You know what I wish someone had told me as a nine-year-old kid? “You’re a great human, and I see you.” So, every so often when I feel like I am literally the worst person alive, I envision taking my own nine-year-old self’s hand and looking at those thick bangs and that bad perm with fondness and great affection and tell her that she is a great human; I see her. And then I sometimes tell her that she’s going to be a-okay, even though she can’t possibly imagine how.

4. Pretend you are your favorite pet or child.

Just kidding. You love all your pets the same. Seriously, though. You would never tell your pet or child what a worthless piece of trash they are. You would never tell them they’re not worthy to breathe the same air as you, to live in your house, or to take up space. You feed them, take great care of them, and always have their best interests at heart.

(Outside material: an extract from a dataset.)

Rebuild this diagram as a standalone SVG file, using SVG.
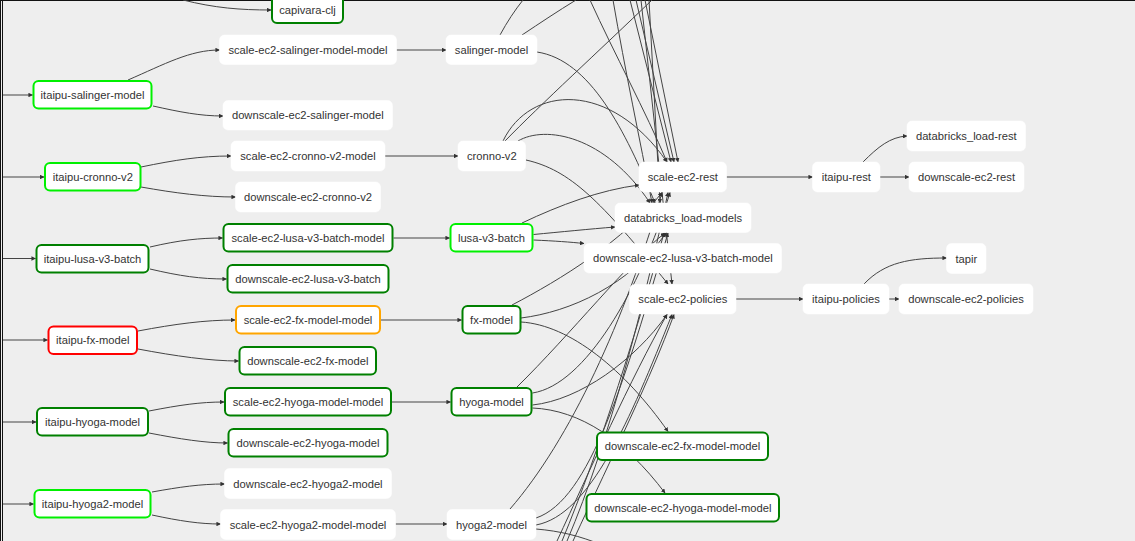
<svg xmlns="http://www.w3.org/2000/svg" width="1135" height="541" viewBox="0 0 1135 541">
<style>
.e{fill:none;stroke:#444;stroke-width:1}
.a{marker-end:url(#arr)}
.n rect{fill:#fff;stroke:#fff;stroke-width:0.5}
.n text{font-family:"Liberation Sans",Arial,sans-serif;font-size:11.2px;fill:#333;text-anchor:middle}
.n.lime rect{stroke:#00f000;stroke-width:2}
.n.green rect{stroke:#008000;stroke-width:2}
.n.red rect{stroke:#f00;stroke-width:2}
.n.orange rect{stroke:#ffa500;stroke-width:2}
</style>
<defs>
<marker id="arr" viewBox="0 0 10 10" refX="9" refY="5" markerWidth="4.5" markerHeight="4.5" orient="auto"><path d="M0,0 L10,5 L0,10 z" fill="#333"/></marker>
</defs>
<rect x="0" y="0" width="1135" height="541" fill="#eeeeee"/>
<line x1="0" y1="0.5" x2="1135" y2="0.5" stroke="#111" stroke-width="1"/>
<line x1="0.5" y1="0" x2="0.5" y2="541" stroke="#111" stroke-width="1"/>
<line x1="2.5" y1="0" x2="2.5" y2="541" stroke="#111" stroke-width="1"/>
<g id="connectors">
<path class="e a" d="M3,95 L32.5,95"/>
<path class="e a" d="M3,177 L44,177"/>
<path class="e a" d="M3,258.5 L35.5,258.5"/>
<path class="e a" d="M3,340 L47.5,340"/>
<path class="e a" d="M3,422 L36,422"/>
<path class="e a" d="M3,504 L33.5,504"/>
<path class="e a" d="M183,0 C215,8 240,10 271,10"/>
<path class="e a" d="M128,80 C165,64 190,50 219.5,50"/>
<path class="e a" d="M153,106 C180,112 200,116 223,116"/>
<path class="e a" d="M141,167 C175,160 200,156 231,156"/>
<path class="e a" d="M141,187 C175,193 205,197 235.5,197"/>
<path class="e a" d="M150,247 C180,240 200,238 222.5,238"/>
<path class="e a" d="M150,269 C180,276 200,279 226.5,279"/>
<path class="e a" d="M138,331 C175,324 205,320 235,320"/>
<path class="e a" d="M138,349 C175,356 210,361 238.5,361"/>
<path class="e a" d="M149,411 C180,405 200,402 224,402"/>
<path class="e a" d="M149,433 C180,439 205,443 227.5,443"/>
<path class="e a" d="M152,492 C180,487 200,484 224.5,484"/>
<path class="e a" d="M152,515 C180,521 200,524 220.5,524"/>
<path class="e a" d="M396.5,50 L446,50"/>
<path class="e a" d="M385,156 L458,156"/>
<path class="e a" d="M393.5,238 L449.5,238"/>
<path class="e a" d="M381,320 L461.5,320"/>
<path class="e a" d="M392,402 L450.5,402"/>
<path class="e a" d="M395.5,524 L447,524"/>
<path class="e" d="M500,35 C507,22 515,10 523,0"/>
<path class="e" d="M522,35 C540,23 558,11 576,0"/>
<path class="e a" d="M537,52 C590,60 625,130 655,203"/>
<path class="e" d="M505,141 C540,105 600,50 652,0"/>
<path class="e a" d="M503,141 C530,85 610,80 667,162"/>
<path class="e a" d="M518,141 C545,125 605,135 650,203"/>
<path class="e a" d="M526,160 C570,170 600,200 668,284"/>
<path class="e a" d="M590,0 C615,55 645,110 667,162"/>
<path class="e a" d="M613,0 C625,70 640,140 652,203"/>
<path class="e a" d="M630,0 L671,162"/>
<path class="e a" d="M636,0 L674,162"/>
<path class="e a" d="M641,0 L672,284"/>
<path class="e a" d="M645,0 L678,162"/>
<path class="e a" d="M649,0 L660,203"/>
<path class="e a" d="M522,223 C560,205 600,190 639,185"/>
<path class="e a" d="M533.5,234.5 C560,232 590,229 615,227"/>
<path class="e a" d="M533.5,240 C555,241 570,242 584,243.5"/>
<path class="e a" d="M512,305 C560,280 625,240 662,192.5"/>
<path class="e a" d="M521,318 C570,312 630,285 666,233"/>
<path class="e a" d="M521,322 C570,325 625,370 668,431.5"/>
<path class="e a" d="M517,387 C570,335 630,260 665,233"/>
<path class="e a" d="M532.5,393 C585,385 640,290 670,192.5"/>
<path class="e a" d="M532.5,405 C580,400 635,360 667,314.5"/>
<path class="e a" d="M532.5,408 C580,410 625,440 665,493"/>
<path class="e a" d="M510,509 C570,440 625,320 662,192.5"/>
<path class="e a" d="M536,518 C590,500 625,380 668,233"/>
<path class="e a" d="M536,525 C590,515 630,420 672,314.5"/>
<path class="e" d="M536,529 C560,531 580,536 602,545"/>
<path class="e a" d="M557,541 C590,470 630,380 667,314.5"/>
<path class="e a" d="M562,541 C600,450 640,320 664,233"/>
<path class="e a" d="M567,541 C610,440 645,300 668,192.5"/>
<path class="e a" d="M573,541 C615,450 650,380 674,314.5"/>
<path class="e a" d="M726.5,177 L812.5,177"/>
<path class="e a" d="M736,299 L803,299"/>
<path class="e a" d="M863,162 C878,147 890,137 907,136"/>
<path class="e a" d="M880,177 L909,177"/>
<path class="e a" d="M864,284 C885,262 910,258 946.5,258"/>
<path class="e a" d="M889,299 L899,299"/>
</g>
<g id="capivara-clj" class="n green"><rect x="272" y="-5" width="71" height="28" rx="5"/><text x="307.5" y="14">capivara-clj</text></g>
<g id="itaipu-salinger-model" class="n lime"><rect x="33.5" y="81" width="118" height="27.5" rx="5"/><text x="92.5" y="98.8">itaipu-salinger-model</text></g>
<g id="scale-ec2-salinger-model-model" class="n"><rect x="219.5" y="35" width="177" height="29.5" rx="5"/><text x="308" y="53.8">scale-ec2-salinger-model-model</text></g>
<g id="downscale-ec2-salinger-model" class="n"><rect x="223" y="100.5" width="169.5" height="29.5" rx="5"/><text x="307.8" y="119.3">downscale-ec2-salinger-model</text></g>
<g id="salinger-model" class="n"><rect x="446" y="35" width="91" height="29.5" rx="5"/><text x="491.5" y="53.8">salinger-model</text></g>
<g id="itaipu-cronno-v2" class="n lime"><rect x="45" y="163" width="95.5" height="27.5" rx="5"/><text x="92.8" y="180.8">itaipu-cronno-v2</text></g>
<g id="scale-ec2-cronno-v2-model" class="n"><rect x="231" y="141" width="154" height="30" rx="5"/><text x="308" y="160">scale-ec2-cronno-v2-model</text></g>
<g id="downscale-ec2-cronno-v2" class="n"><rect x="235.5" y="182" width="145" height="30" rx="5"/><text x="308" y="201">downscale-ec2-cronno-v2</text></g>
<g id="cronno-v2" class="n"><rect x="458" y="141" width="67.5" height="30" rx="5"/><text x="491.8" y="160">cronno-v2</text></g>
<g id="itaipu-lusa-v3-batch" class="n green"><rect x="36.5" y="245" width="112" height="27.5" rx="5"/><text x="92.5" y="262.8">itaipu-lusa-v3-batch</text></g>
<g id="scale-ec2-lusa-v3-batch-model" class="n green"><rect x="223.5" y="224" width="169" height="27.5" rx="5"/><text x="308" y="241.8">scale-ec2-lusa-v3-batch-model</text></g>
<g id="downscale-ec2-lusa-v3-batch" class="n green"><rect x="227.5" y="265" width="161" height="27.5" rx="5"/><text x="308" y="282.8">downscale-ec2-lusa-v3-batch</text></g>
<g id="lusa-v3-batch" class="n lime"><rect x="450.5" y="224" width="82" height="27.5" rx="5"/><text x="491.5" y="241.8">lusa-v3-batch</text></g>
<g id="itaipu-fx-model" class="n red"><rect x="48.5" y="326.5" width="88.5" height="27.5" rx="5"/><text x="92.8" y="344.3">itaipu-fx-model</text></g>
<g id="scale-ec2-fx-model-model" class="n orange"><rect x="236" y="306" width="144" height="27.5" rx="5"/><text x="308" y="323.8">scale-ec2-fx-model-model</text></g>
<g id="downscale-ec2-fx-model" class="n green"><rect x="239.5" y="347" width="136.5" height="27.5" rx="5"/><text x="307.8" y="364.8">downscale-ec2-fx-model</text></g>
<g id="fx-model" class="n green"><rect x="462.5" y="306" width="58" height="27.5" rx="5"/><text x="491.5" y="323.8">fx-model</text></g>
<g id="itaipu-hyoga-model" class="n green"><rect x="37" y="408" width="111" height="27.5" rx="5"/><text x="92.5" y="425.8">itaipu-hyoga-model</text></g>
<g id="scale-ec2-hyoga-model-model" class="n green"><rect x="225" y="388" width="166" height="27.5" rx="5"/><text x="308" y="405.8">scale-ec2-hyoga-model-model</text></g>
<g id="downscale-ec2-hyoga-model" class="n green"><rect x="228.5" y="429" width="159" height="27.5" rx="5"/><text x="308" y="446.8">downscale-ec2-hyoga-model</text></g>
<g id="hyoga-model" class="n green"><rect x="451.5" y="388" width="80" height="27.5" rx="5"/><text x="491.5" y="405.8">hyoga-model</text></g>
<g id="itaipu-hyoga2-model" class="n lime"><rect x="34.5" y="490" width="116" height="27.5" rx="5"/><text x="92.5" y="507.8">itaipu-hyoga2-model</text></g>
<g id="downscale-ec2-hyoga2-model" class="n"><rect x="224.5" y="468.5" width="167" height="30" rx="5"/><text x="308" y="487.5">downscale-ec2-hyoga2-model</text></g>
<g id="scale-ec2-hyoga2-model-model" class="n"><rect x="220.5" y="509.5" width="175" height="30" rx="5"/><text x="308" y="528.5">scale-ec2-hyoga2-model-model</text></g>
<g id="hyoga2-model" class="n"><rect x="447" y="509.5" width="89" height="30" rx="5"/><text x="491.5" y="528.5">hyoga2-model</text></g>
<g id="scale-ec2-rest" class="n"><rect x="639" y="162" width="87.5" height="30" rx="5"/><text x="682.8" y="181">scale-ec2-rest</text></g>
<g id="databricks_load-models" class="n"><rect x="615" y="203" width="136" height="29.5" rx="5"/><text x="683" y="221.8">databricks_load-models</text></g>
<g id="downscale-ec2-lusa-v3-batch-model" class="n"><rect x="584" y="243.5" width="197.5" height="29.5" rx="5"/><text x="682.8" y="262.3">downscale-ec2-lusa-v3-batch-model</text></g>
<g id="scale-ec2-policies" class="n"><rect x="629.5" y="284.5" width="106.5" height="29.5" rx="5"/><text x="682.8" y="303.3">scale-ec2-policies</text></g>
<g id="downscale-ec2-fx-model-model" class="n green"><rect x="597" y="432.5" width="171" height="27.5" rx="5"/><text x="682.5" y="450.3">downscale-ec2-fx-model-model</text></g>
<g id="downscale-ec2-hyoga-model-model" class="n green"><rect x="586.5" y="494" width="192.5" height="27.5" rx="5"/><text x="682.8" y="511.8">downscale-ec2-hyoga-model-model</text></g>
<g id="itaipu-rest" class="n"><rect x="812.5" y="162" width="67.5" height="30" rx="5"/><text x="846.3" y="181">itaipu-rest</text></g>
<g id="databricks_load-rest" class="n"><rect x="907" y="121" width="118.5" height="30" rx="5"/><text x="966.3" y="140">databricks_load-rest</text></g>
<g id="downscale-ec2-rest" class="n"><rect x="909" y="162" width="115" height="30" rx="5"/><text x="966.5" y="181">downscale-ec2-rest</text></g>
<g id="tapir" class="n"><rect x="946.5" y="243.5" width="39.5" height="30" rx="5"/><text x="966.3" y="262.5">tapir</text></g>
<g id="itaipu-policies" class="n"><rect x="803" y="284" width="86" height="30" rx="5"/><text x="846" y="303">itaipu-policies</text></g>
<g id="downscale-ec2-policies" class="n"><rect x="899" y="284" width="134" height="30" rx="5"/><text x="966" y="303">downscale-ec2-policies</text></g>
</svg>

And the mere thought of anyone mistreating them or directing verbal abuse towards them will set your soul on fire in a terrible way. So pretend you are your pet or your child. Say the kind things, practice the extraordinary kindness you are capable of giving everyone around you. You deserve to be treated well, too.

5. Write it everywhere.

This is a way to utilize those damn mantras you hear so much about these days. Hang those kind words on your bathroom mirror, set them as your home screen on your phone, put them in direct eyesight of your most easily seen places. I put them on my front door, my computer, and my kitchen pantry door. I allow them to become part of my daily landscape, which makes those self-kind words normal.

6. Ask for help.

This might be the most uncomfortable way to rewire that sh*t talking Bossypants inside your head, depending on how you relate to the world around you. It might also be the most powerful. Ask the people in your life who love you and sprinkle their kindness around like glitter for some kind things they think about you. I ask my BFF and my husband for some kind kudos when I’m struggling, and they always have something wonderful to say, even if it’s hard for me to believe. But I accept their words and try to believe them anyway.

You are capable of change, and I believe you are good. Why? Because unless you are a certified sociopath or a YouTube troll, you are a generally good person and you possess the power to change. I believe the truth about you, and your own truth is a powerful force of change.